Experts Urge Greater Awareness and Support as Liver Cancer Month Ends

November 4, 2025
Dr. Arndt Vogel

,
Dr. Mark Yarchoan

As Liver Cancer Awareness Month ends, Drs. Vogel and Yarchoan highlight the urgent need for greater awareness, support and resources for liver cancer.

As Liver Cancer Awareness Month concludes, we are reflecting on insights shared Dr. Arndt Vogel and Dr. Mark Yarchoan who emphasized the urgent need for increased recognition and support for hepatocellular carcinoma (HCC). Together, these perspectives reinforce that increased awareness, surveillance, and sustained investment can meaningfully improve outcomes for patients with liver cancer.
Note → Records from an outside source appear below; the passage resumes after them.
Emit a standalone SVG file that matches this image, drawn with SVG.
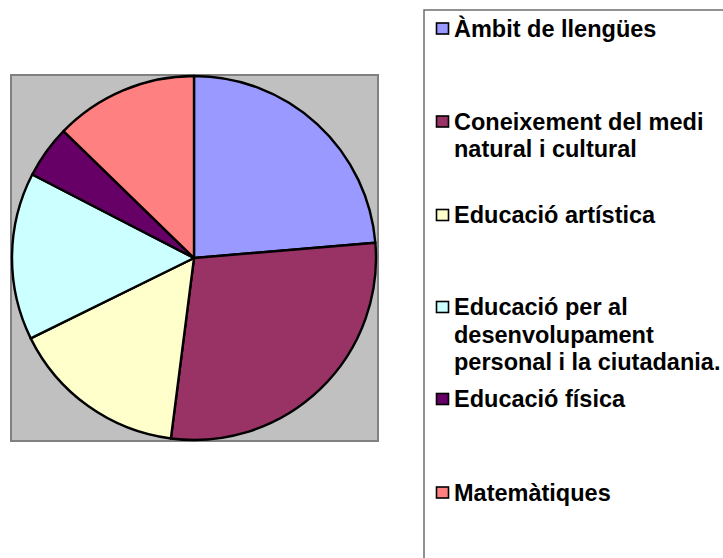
<svg xmlns="http://www.w3.org/2000/svg" width="723" height="558" viewBox="0 0 723 558">
<style>
.slice{stroke:#000;stroke-width:2.4;stroke-linejoin:round}
.key{stroke:#000;stroke-width:1.6}
.lbl{font-family:"Liberation Sans",Arial,sans-serif;font-weight:bold;font-size:23.5px;fill:#000}
</style>
<rect width="723" height="558" fill="#fff"/>
<g id="plot-area">
<rect x="11" y="75" width="367" height="366" fill="#C0C0C0" stroke="#808080" stroke-width="2"/>
</g>
<g id="pie">
<path id="slice-ambit" class="slice" fill="#9999FF" d="M194,258 L194,76 A182,182 0 0 1 375.36,242.77 Z"/>
<path id="slice-coneixement" class="slice" fill="#993366" d="M194,258 L375.36,242.77 A182,182 0 0 1 170.88,438.52 Z"/>
<path id="slice-artistica" class="slice" fill="#FFFFCC" d="M194,258 L170.88,438.52 A182,182 0 0 1 30.70,338.36 Z"/>
<path id="slice-ciutadania" class="slice" fill="#CCFFFF" d="M194,258 L30.70,338.36 A182,182 0 0 1 32.27,174.53 Z"/>
<path id="slice-fisica" class="slice" fill="#660066" d="M194,258 L32.27,174.53 A182,182 0 0 1 63.52,131.11 Z"/>
<path id="slice-matematiques" class="slice" fill="#FF8080" d="M194,258 L63.52,131.11 A182,182 0 0 1 194,76 Z"/>
</g>
<g id="legend">
<rect x="424" y="10" width="320" height="560" fill="#fff" stroke="#6e6e6e" stroke-width="1.5"/>
<g id="leg-ambit">
<rect class="key" x="436.5" y="23" width="12" height="11" fill="#9999FF"/>
<text class="lbl" x="454" y="37">Àmbit de llengües</text>
</g>
<g id="leg-coneixement">
<rect class="key" x="436.5" y="116" width="12" height="11" fill="#993366"/>
<text class="lbl" x="454" y="130">Coneixement del medi</text>
<text class="lbl" x="454" y="157">natural i cultural</text>
</g>
<g id="leg-artistica">
<rect class="key" x="436.5" y="209.5" width="12" height="11" fill="#FFFFCC"/>
<text class="lbl" x="454" y="223">Educació artística</text>
</g>
<g id="leg-ciutadania">
<rect class="key" x="436.5" y="301.5" width="12" height="11" fill="#CCFFFF"/>
<text class="lbl" x="454" y="315">Educació per al</text>
<text class="lbl" x="454" y="342.5">desenvolupament</text>
<text class="lbl" x="454" y="370">personal i la ciutadania.</text>
</g>
<g id="leg-fisica">
<rect class="key" x="436.5" y="393.5" width="12" height="11" fill="#660066"/>
<text class="lbl" x="454" y="407">Educació física</text>
</g>
<g id="leg-matematiques">
<rect class="key" x="436.5" y="487" width="12" height="11" fill="#FF8080"/>
<text class="lbl" x="454" y="500.5">Matemàtiques</text>
</g>
</g>
</svg>
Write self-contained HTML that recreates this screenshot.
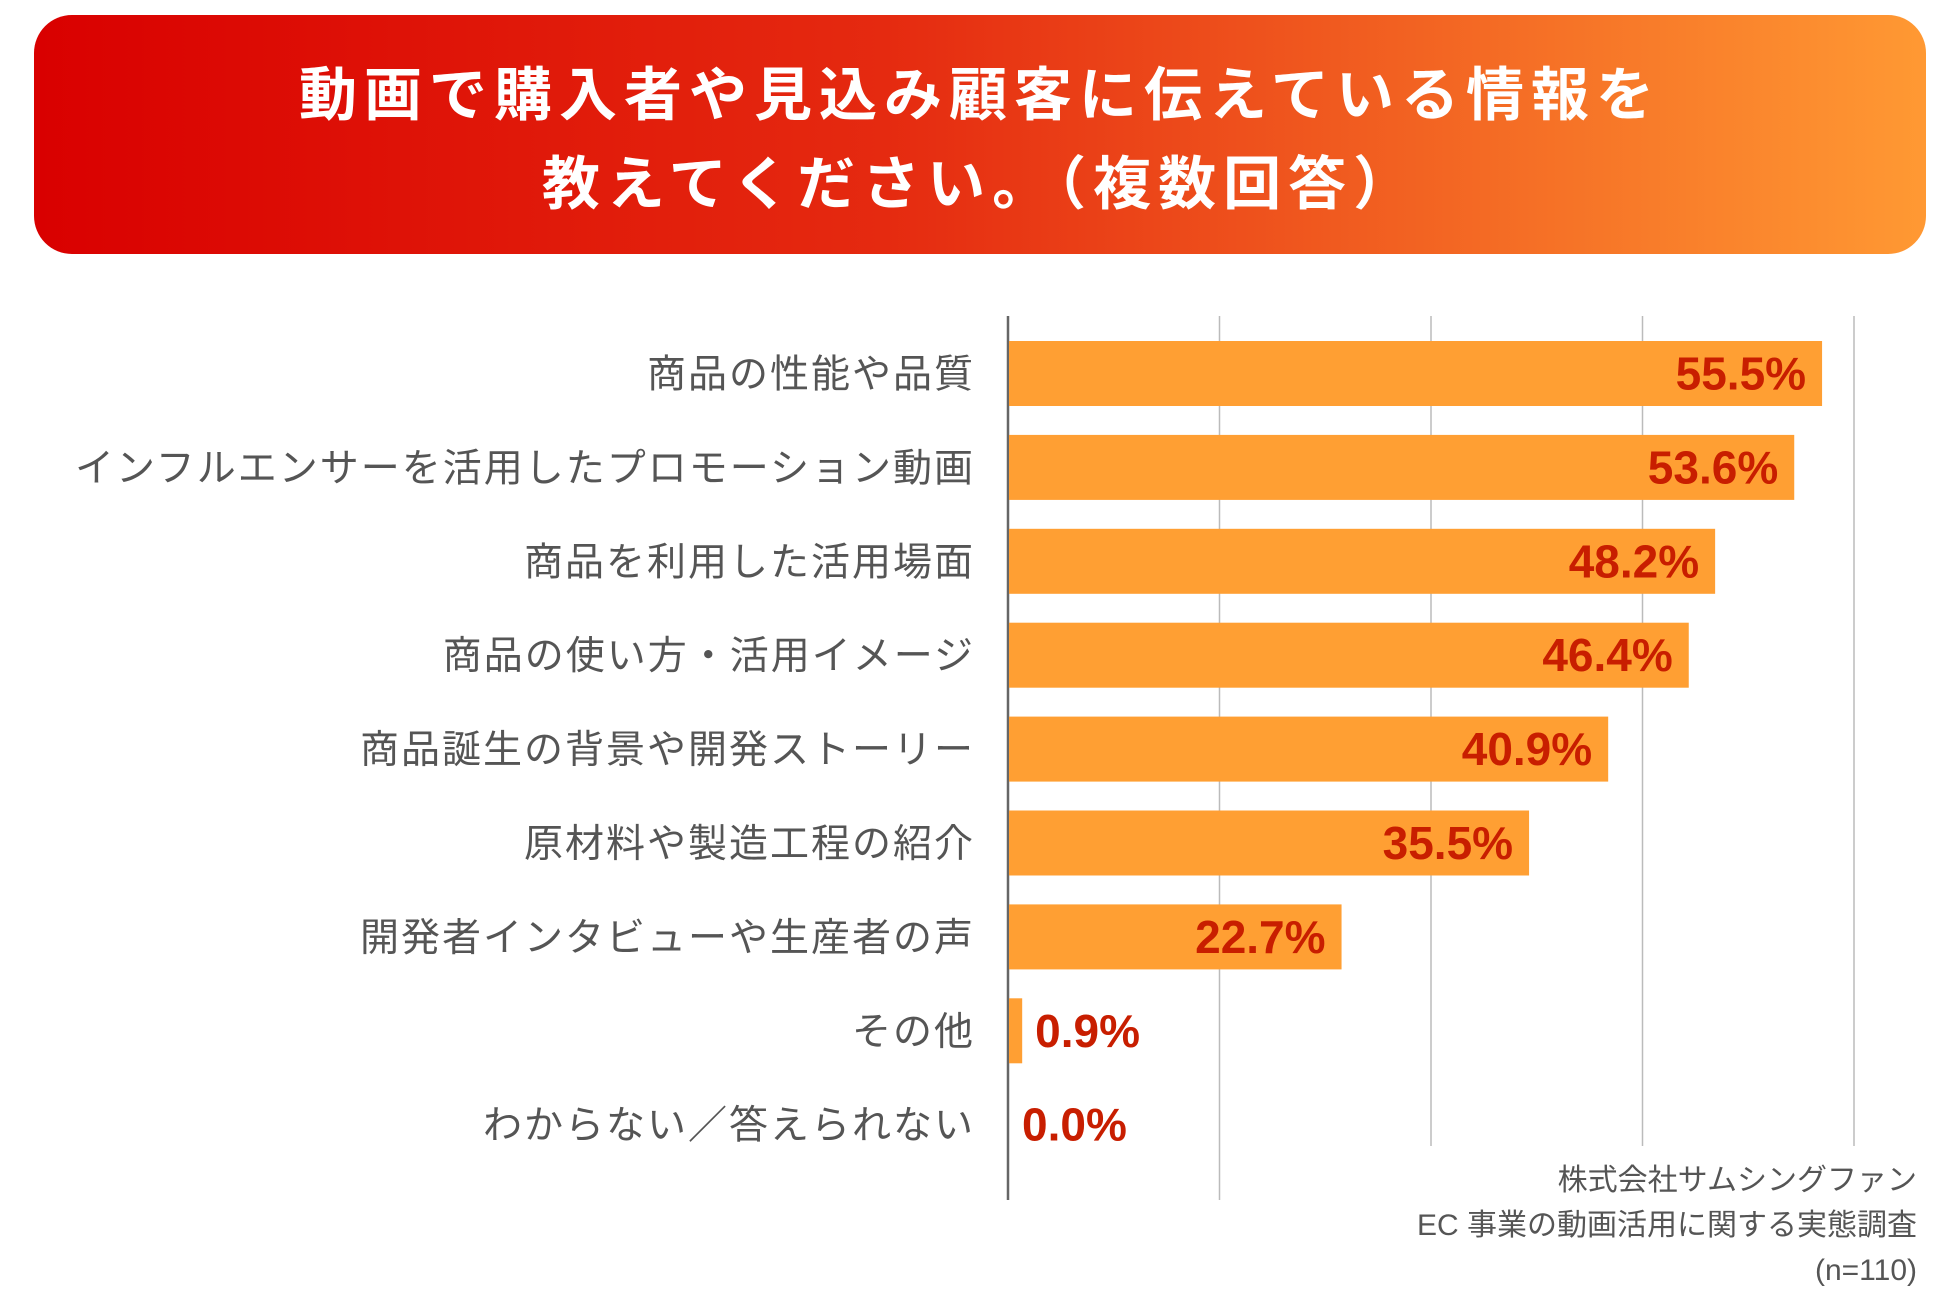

Vogel serves as a managing senior consultant and professor in the Department of Gastroenterology, Hepatology and Endocrinology at Hannover Medical School, in Hanover, Germany, where he is also the head of the GI-Cancer Center and also directs the Center for Personalized Medicine at the institution.

Yarchoan is a physician-scientist and an associate professor of oncology. He is a Johns Hopkins physician and a member of the Johns Hopkins School of Medicine faculty, in Baltimore, where he leads a research laboratory and is the principal investigator of multiple clinical trials focused on hepatobiliary cancers.

Transcript

What is the importance of recognizing Liver Cancer Awareness Month, and other initiatives like it?

Yarchoan: Liver cancer is a super under-recognized cause of cancer death in America. It's grossly underfunded. When you look at government funding for different cancers, liver cancer is the third leading cause of cancer death, but it's number 12 in funding; it's a grossly underfunded cancer.

The thing that I think is really worth pointing out is that things are actually starting to work for liver cancer. it's an area where we really need more attention, more advocacy and more money to advance new treatments. I love that this is being highlighted. Our patients are, at the end of the day, our best advocates. I really hope that our patients can help us get the attention and the resources we need to continue to make great progress. This is a really hard time right now, as someone who spends most of my life doing research, to keep our laboratories open and to try to make the kinds of advancements that we want to make in this field. I think there's no better place to start than raising awareness about this cancer.

This is a huge cause of morbidity and mortality around the world, not just in the United States. Unfortunately, in the past, outcomes were so poor for liver cancer that often patients just didn't have time to even raise awareness about this. We had such low cure rates that we didn't have the kinds of patient advocates that other cancers had. That's starting to change, and I really feel that even in this program.

Vogel: I think raising awareness for liver cancer is today, as it was 50 years ago, very important because the majority of our patients have underlying risk factors. HCC usually occurs in the context of a chronic liver disease. In the past, this was a lot of viral disease for which we have today very effective treatments available for hepatitis B and C. Nevertheless, these patients are still at risk. Then we have the new diseases, the fatty liver diseases, both caused by metabolic syndrome and obesity or by alcohol abuse.

I think in most cases, we can identify patients at risk, and if we were to use our surveillance strategies more efficiently (at the moment, only around 25% to 30% of our patients, or potential patients, use surveillance strategies) we could definitely increase the number of patients that are diagnosed in an early stage. With that, they would be candidates for potentially curative treatment. So, I think raising awareness equals utilizing surveillance more and more effectively, and that would definitely make a tremendous impact on the survival rates, which are really extremely poor still for this disease.

Transcript has been edited for clarity and conciseness.